Throughout the past year, she said she’s been able to see Houston interact with students, dancing with them, seeing him sit with them in the student section at ball games and more, having a lot of fun getting to be with him.

“I knew that he would be that way but also [Houston’s] had the benefit of watching some really good presidents do their jobs,” Jenny said. “If you want your faculty and your staff to have a certain attitude toward your students you have to model that.”

She said Houston was so ready to be president that when they moved to Conway he had a notebook of ideas that he’d watched other presidents do right ... both beneficiaries of people doing their jobs well, “just like he’s doing his job right now.”
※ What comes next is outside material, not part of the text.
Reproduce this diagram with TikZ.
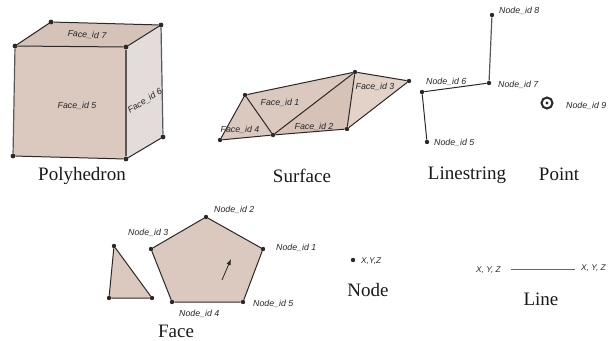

“Both of us will make mistakes and for that we beg patience,” Jenny said. “But, our hearts are in the right place. [We] very much understand that our job is not about us and it’s to leave UCA when our time comes, hopefully years and years from now, a little further ahead than when we found it.”

She said that should be the job of every president ... to leave it in good shape for the next.

“That’s what we want,” Jenny said. “We want the students to have a good experience, we want the faculty to feel good about the work that they’re doing, we want the staff to understand how important they are to the student experience.”

As far as her favorite memory of being in Conway so far, she said it would have to going to the playoffs in football and the tailgating.

“At that experience, you get everybody,” Jenny said. “Every football game is like a reunion of sorts, like a family reunion, where you have the alums and you have the students out and you have the staff and a lot of faculty come and everybody’s there together.”

She said of all they do, interacting with everyone is the most fun.

As for the year ahead, Jenny was just named to the Conway Symphony Orchestra board.

“I’m excited and grateful for the opportunity to promote something that I found so impressive,” she said.